Last week’s episode reminded us of the connection between Will and Abigail Hobbs that was severed by Hannibal. This week reveals that his bond with Beverly Katz (Hetienne Park) has indeed been ended as well. More specifically, it’s been sectioned, as her body is discovered in the observatory in half a dozen slices, neatly preserved between layers of glass. “Mukozuke” makes sectioning one of its primary visual motifs, and many shots feature vertical lines dicing up the frame, from window blinds to multiple barred cages sitting side-by-side. While it seemed unlikely that Beverly would escape Hannibal’s basement at the end of last week’s showdown, I certainly didn’t foresee that she would be dispatched in such gruesome fashion. It’s an astonishing set piece, and another example of how “Hannibal” depicts violence ethically, not just as a crutch for entertainment but as a visual and emotional gut punch that leaves a lasting impact. 
 
Will persuades Dr. Chilton to bring Abel Gideon (Eddie Izzard) back to the asylum, hoping to get him to identify Hannibal as the real Chesapeake Ripper. Gideon was one of the more memorable subplots of the first season, a killer-of-the-week that gradually developed into a more integral part of Hannibal’s machinations. Like Hugh Dancy, Izzard seems to have grown into the role between seasons, adding little touches of nuance – a slight smirk when he figures out Will’s true motivations, the raising of his chin a fraction of an inch to communicate newfound confidence – to bolster his performance. Gideon is too smart to fall into Will’s trap. “He is the Devil, Mr. Graham. Smoke. You’ll never catch the Ripper. He won’t be caught. If you want to, you’ll have to kill him.”
 
So Will decides to do just that, using true crime blogger Freddie Lounds to communicate with his secret admirer, the copycat killer who murdered the bailiff in “Hassun.” It turns out to be Matthew Brown (a suitably creepy Jonathan Tucker), a man so infatuated with Will that he’s been working as an orderly in the asylum. He actually manages to knock Hannibal out with a tranquilizer at a public pool, but he has too much of an ego to let him die that easily. The killers in “Hannibal” all have egos, and they take credit for each other’s work.
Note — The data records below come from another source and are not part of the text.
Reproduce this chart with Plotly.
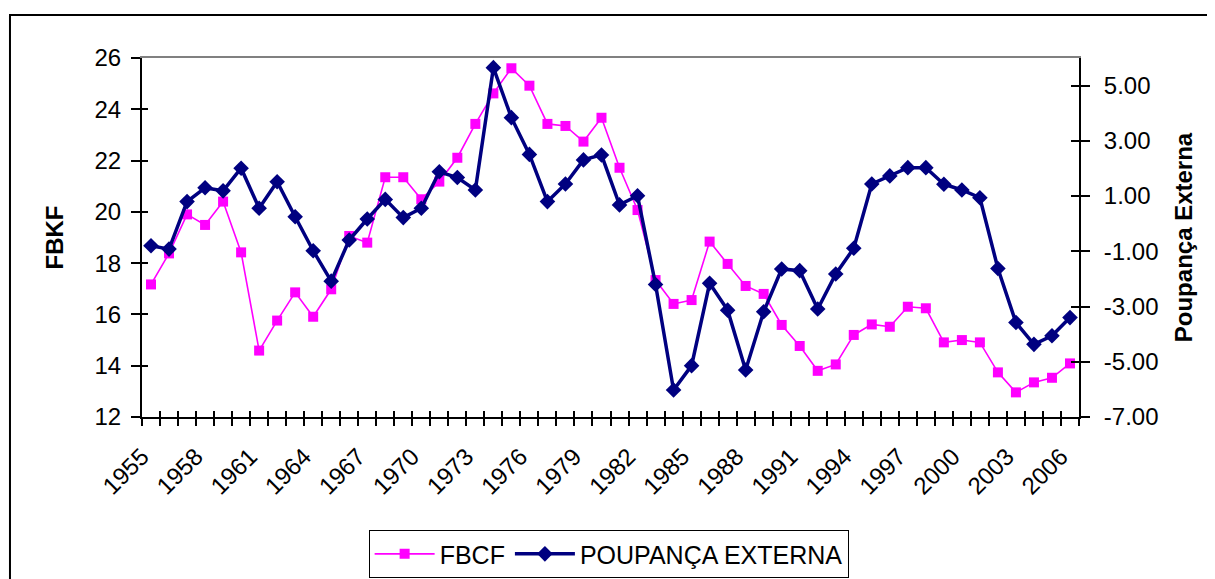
import plotly.graph_objects as go

# ---- data ----
years = list(range(1955, 2007))
fbcf = [17.17, 18.38, 19.90, 19.49, 20.40, 18.42, 14.59, 15.76, 16.86, 15.91,
        16.98, 19.06, 18.80, 21.35, 21.35, 20.49, 21.18, 22.11, 23.43, 24.62,
        25.60, 24.92, 23.43, 23.35, 22.74, 23.67, 21.72, 20.07, 17.34, 16.41,
        16.56, 18.84, 17.97, 17.11, 16.80, 15.59, 14.77, 13.80, 14.05, 15.20,
        15.61, 15.52, 16.30, 16.24, 14.91, 15.00, 14.91, 13.74, 12.96, 13.35,
        13.53, 14.09]
poupanca = [-0.80, -0.92, 0.80, 1.30, 1.19, 2.01, 0.56, 1.52, 0.25, -0.98,
            -2.08, -0.59, 0.17, 0.88, 0.22, 0.56, 1.88, 1.67, 1.22, 5.65,
            3.84, 2.51, 0.80, 1.44, 2.31, 2.49, 0.68, 1.01, -2.20, -6.02,
            -5.14, -2.16, -3.13, -5.30, -3.19, -1.64, -1.70, -3.09, -1.82, -0.89,
            1.44, 1.73, 2.03, 2.03, 1.43, 1.22, 0.94, -1.62, -3.58, -4.37,
            -4.06, -3.40]
x_labels = [1955, 1958, 1961, 1964, 1967, 1970, 1973, 1976, 1979, 1982,
            1985, 1988, 1991, 1994, 1997, 2000, 2003, 2006]
left_ticks = [12, 14, 16, 18, 20, 22, 24, 26]
right_ticks = [-7, -5, -3, -1, 1, 3, 5]
right_ticktext = ["-7.00", "-5.00", "-3.00", "-1.00", "1.00", "3.00", "5.00"]

FONT = "Liberation Sans, Arial, sans-serif"
TICK_SIZE = 24
x_range = [years[0] - 0.5, years[-1] + 0.5]
boundaries = [y - 0.5 for y in years] + [years[-1] + 0.5]
label_pos = [y - 0.5 for y in x_labels]

fig = go.Figure()

# empty helper traces so that the overlay axes (crossing tick marks) are drawn
for xa, ya in [("x2", "y"), ("x3", "y"), ("x4", "y"), ("x", "y3"), ("x", "y4")]:
    fig.add_trace(go.Scatter(x=[], y=[], xaxis=xa, yaxis=ya, mode="markers",
                             showlegend=False, hoverinfo="skip"))

fig.add_trace(go.Scatter(
    x=years, y=fbcf, name="FBCF", mode="lines+markers",
    line=dict(color="#FF00FF", width=1.6),
    marker=dict(symbol="square", size=10, color="#FF00FF"),
    xaxis="x", yaxis="y"))
fig.add_trace(go.Scatter(
    x=years, y=poupanca, name="POUPANÇA EXTERNA", mode="lines+markers",
    line=dict(color="#000080", width=3.5),
    marker=dict(symbol="diamond", size=12, color="#000080"),
    xaxis="x", yaxis="y2"))

common = dict(showgrid=False, zeroline=False)

fig.update_layout(
    width=1207, height=571,
    margin=dict(l=134, r=136, t=50, b=162, autoexpand=False),
    paper_bgcolor="white", plot_bgcolor="white",
    font=dict(family=FONT, size=TICK_SIZE, color="black"),
    showlegend=True,
    legend=dict(orientation="h", x=0.498, xanchor="center", y=-0.315, yanchor="top",
                bordercolor="black", borderwidth=1, bgcolor="white",
                font=dict(family=FONT, size=25, color="black"),
                itemwidth=60, tracegroupgap=0),
    xaxis=dict(**common, range=x_range, tickmode="array", tickvals=label_pos,
               ticktext=[str(v) for v in x_labels], tickangle=-45,
               ticks="outside", ticklen=8, tickcolor="rgba(0,0,0,0)",
               ticklabelstandoff=6, automargin=False,
               showline=True, linecolor="black", linewidth=2,
               tickfont=dict(family=FONT, size=TICK_SIZE, color="black")),
    xaxis2=dict(**common, overlaying="x", anchor="y", side="bottom", range=x_range,
                tickmode="array", tickvals=boundaries, ticks="outside", ticklen=8,
                tickwidth=2, tickcolor="black", showticklabels=False, showline=False),
    xaxis3=dict(**common, overlaying="x", anchor="y", side="bottom", range=x_range,
                tickmode="array", tickvals=boundaries, ticks="inside", ticklen=6,
                tickwidth=2, tickcolor="black", showticklabels=False, showline=False),
    xaxis4=dict(**common, overlaying="x", anchor="y", side="top", range=x_range,
                showticklabels=False, ticks="", showline=True,
                linecolor="#808080", linewidth=2),
    yaxis=dict(**common, range=[12, 26], tickmode="array", tickvals=left_ticks,
               ticks="outside", ticklen=9, tickwidth=2, tickcolor="black",
               ticklabelstandoff=5, automargin=False,
               showline=True, linecolor="black", linewidth=2,
               tickfont=dict(family=FONT, size=TICK_SIZE, color="black"),
               title=dict(text="FBKF", standoff=24,
                          font=dict(family=FONT, size=24, color="black", weight="bold"))),
    yaxis2=dict(**common, overlaying="y", side="right", anchor="x", range=[-7, 6],
                tickmode="array", tickvals=right_ticks, ticktext=right_ticktext,
                ticks="outside", ticklen=9, tickwidth=2, tickcolor="black",
                ticklabelstandoff=9, automargin=False,
                showline=True, linecolor="black", linewidth=2,
                tickfont=dict(family=FONT, size=TICK_SIZE, color="black"),
                title=dict(text="Poupança Externa", standoff=18,
                           font=dict(family=FONT, size=24, color="black", weight="bold"))),
    yaxis3=dict(**common, overlaying="y", side="left", anchor="x", range=[12, 26],
                tickmode="array", tickvals=left_ticks, ticks="inside", ticklen=6,
                tickwidth=2, tickcolor="black", showticklabels=False, showline=False),
    yaxis4=dict(**common, overlaying="y", side="right", anchor="x", range=[-7, 6],
                tickmode="array", tickvals=right_ticks, ticks="inside", ticklen=8,
                tickwidth=2, tickcolor="black", showticklabels=False, showline=False),
)

# outer chart frame
fig.add_shape(type="rect", xref="paper", yref="paper",
              x0=-0.1409, x1=1.147, y0=-0.46, y1=1.1198,
              line=dict(color="black", width=2), fillcolor="rgba(0,0,0,0)", layer="below")

fig.write_html("out.html")
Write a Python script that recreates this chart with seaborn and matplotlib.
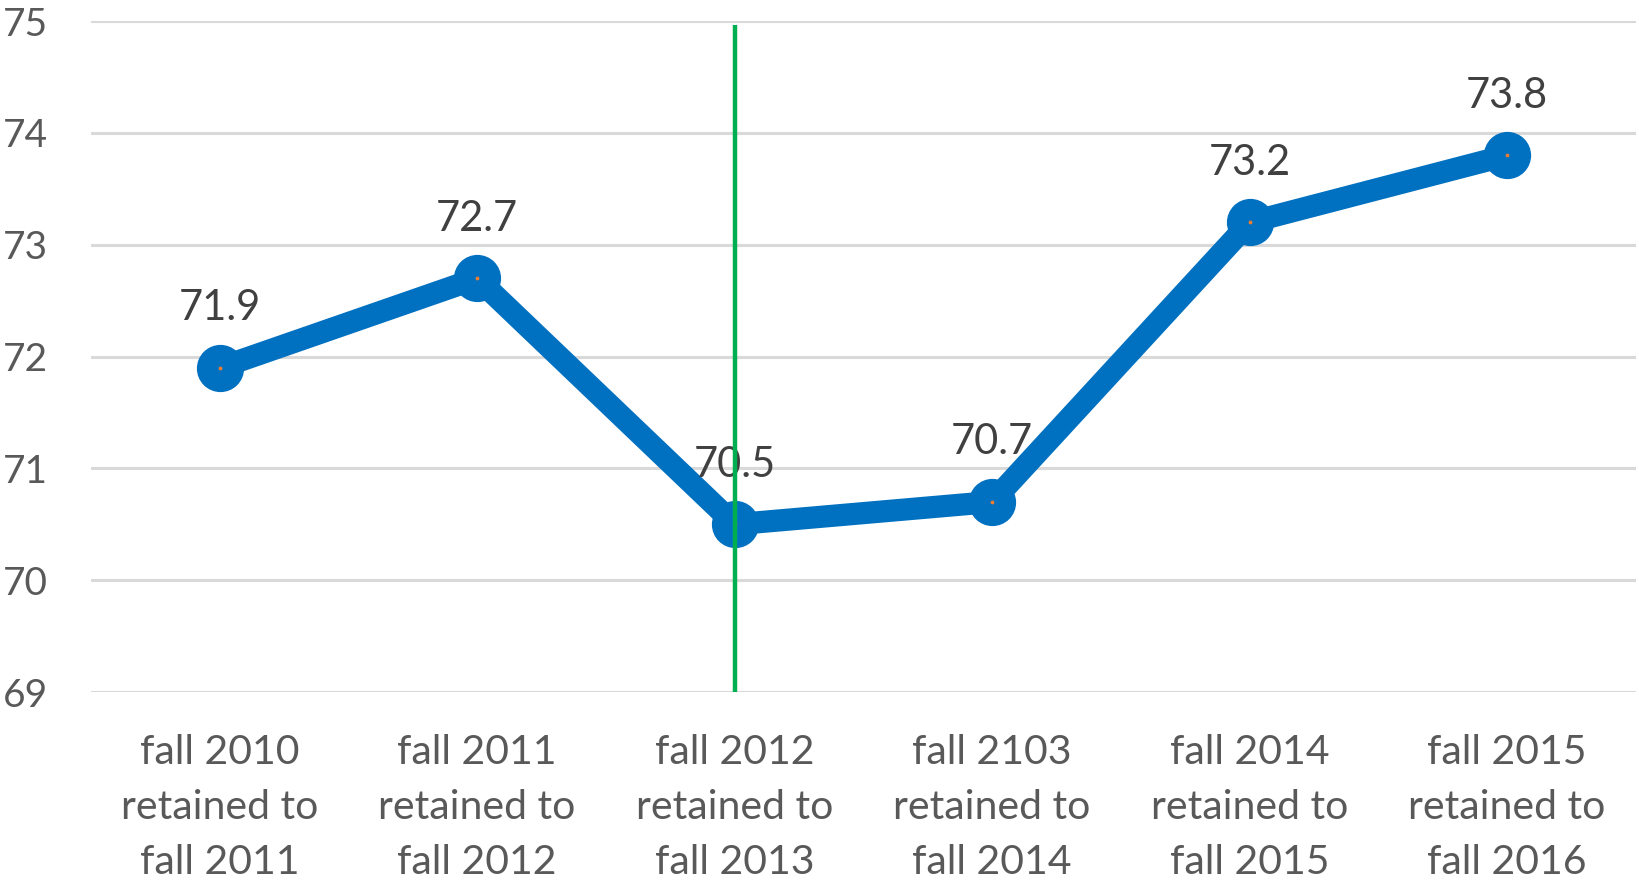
import numpy as np
import matplotlib
matplotlib.use("Agg")
import matplotlib.pyplot as plt
import seaborn as sns

# data
cohorts = ["fall 2010\nretained to\nfall 2011",
           "fall 2011\nretained to\nfall 2012",
           "fall 2012\nretained to\nfall 2013",
           "fall 2103\nretained to\nfall 2014",
           "fall 2014\nretained to\nfall 2015",
           "fall 2015\nretained to\nfall 2016"]
retention = [71.9, 72.7, 70.5, 70.7, 73.2, 73.8]
y_ticks = [69, 70, 71, 72, 73, 74, 75]
marker_index = 2  # green vertical line

sns.set_style("white")
plt.rcParams['font.family'] = ['Lato', 'DejaVu Sans']

text_col = "#595959"
blue = "#0070C0"

fig = plt.figure(figsize=(16.39, 8.83), dpi=100)
left, width = 0.0555, 0.9425
ax = fig.add_axes([left, 0.2163, width, 0.7597])

xpos = np.arange(len(cohorts))
sns.lineplot(x=xpos, y=retention, ax=ax, color=blue, linewidth=16,
             marker="o", markersize=34, markeredgewidth=0, zorder=3)
# tiny orange centre dot, like the original
ax.scatter(xpos, retention, s=3, color="#ED7D31", zorder=4)

for x, v in zip(xpos, retention):
    ax.annotate(f"{v}", (x, v), xytext=(0, 43), textcoords="offset points",
                ha="center", va="center", fontsize=30, color="#404040", zorder=5)

ax.vlines(marker_index, 69, 74.97, color="#00B050", linewidth=3.2, zorder=6)

ax.set_ylim(69, 75)
ax.set_xlim(-0.5, len(cohorts) - 0.5)
ax.set_yticks(y_ticks)
ax.set_yticklabels([str(t) for t in y_ticks])
ax.set_xticks(xpos)
ax.set_xticklabels(cohorts, linespacing=1.6)
ax.yaxis.grid(True, color="#D9D9D9", linewidth=2.2)
ax.set_axisbelow(True)
for s in ax.spines.values():
    s.set_visible(False)
ax.tick_params(axis="y", length=0, pad=0, labelsize=28, labelcolor=text_col)
ax.tick_params(axis="x", length=0, pad=30, labelsize=29.5, labelcolor=text_col)
for lab in ax.get_yticklabels():
    lab.set_horizontalalignment("left")
    lab.set_transform(ax.get_yaxis_transform())
    lab.set_x(-left / width + 0.002)

fig.savefig("out.png", dpi=100)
There’s satisfying poetic justice in the idea that Hannibal, who stole Will’s identity and passed his own off to Abel Gideon, could have his own reputation hijacked against his will.
 
This is when the minds behind “Hannibal”  make their master stroke, bringing together the episode’s dominant motifs of blood and water into perfect harmony. They dissolve from Will’s face, having made the decision to resort to murder, into the drain in which Hannibal’s blood will flow. For a moment, his face is sectioned by the lines of the floor, and the drain acts as a small mustache, effectively transforming him into Hitler. In one fell swoop, “Hannibal” links one man’s violent impulses to state-sanctioned genocide. Will’s transformation is complete; he is now both a victim and a monster.
 
As Hannibal hangs by his throat in a cruciform position (one of many twisted symbols of rebirth – his potential death signifies damnation rather than salvation), there’s a flash of surprise as he realizes Will has unleashed his inner killer. And is that pride lurking on the edges of Mikkelsen’s eyes? Will doesn’t yet know that his assassination plot has failed. He imagines the water in his sink transforming into blood, just like the ice that preserved Beverly’s corpse.  In trying to avenge her death, he’s become the stag he’s been hunting, and it’s unlikely that he – and “Hannibal,” as a show – will ever be the same.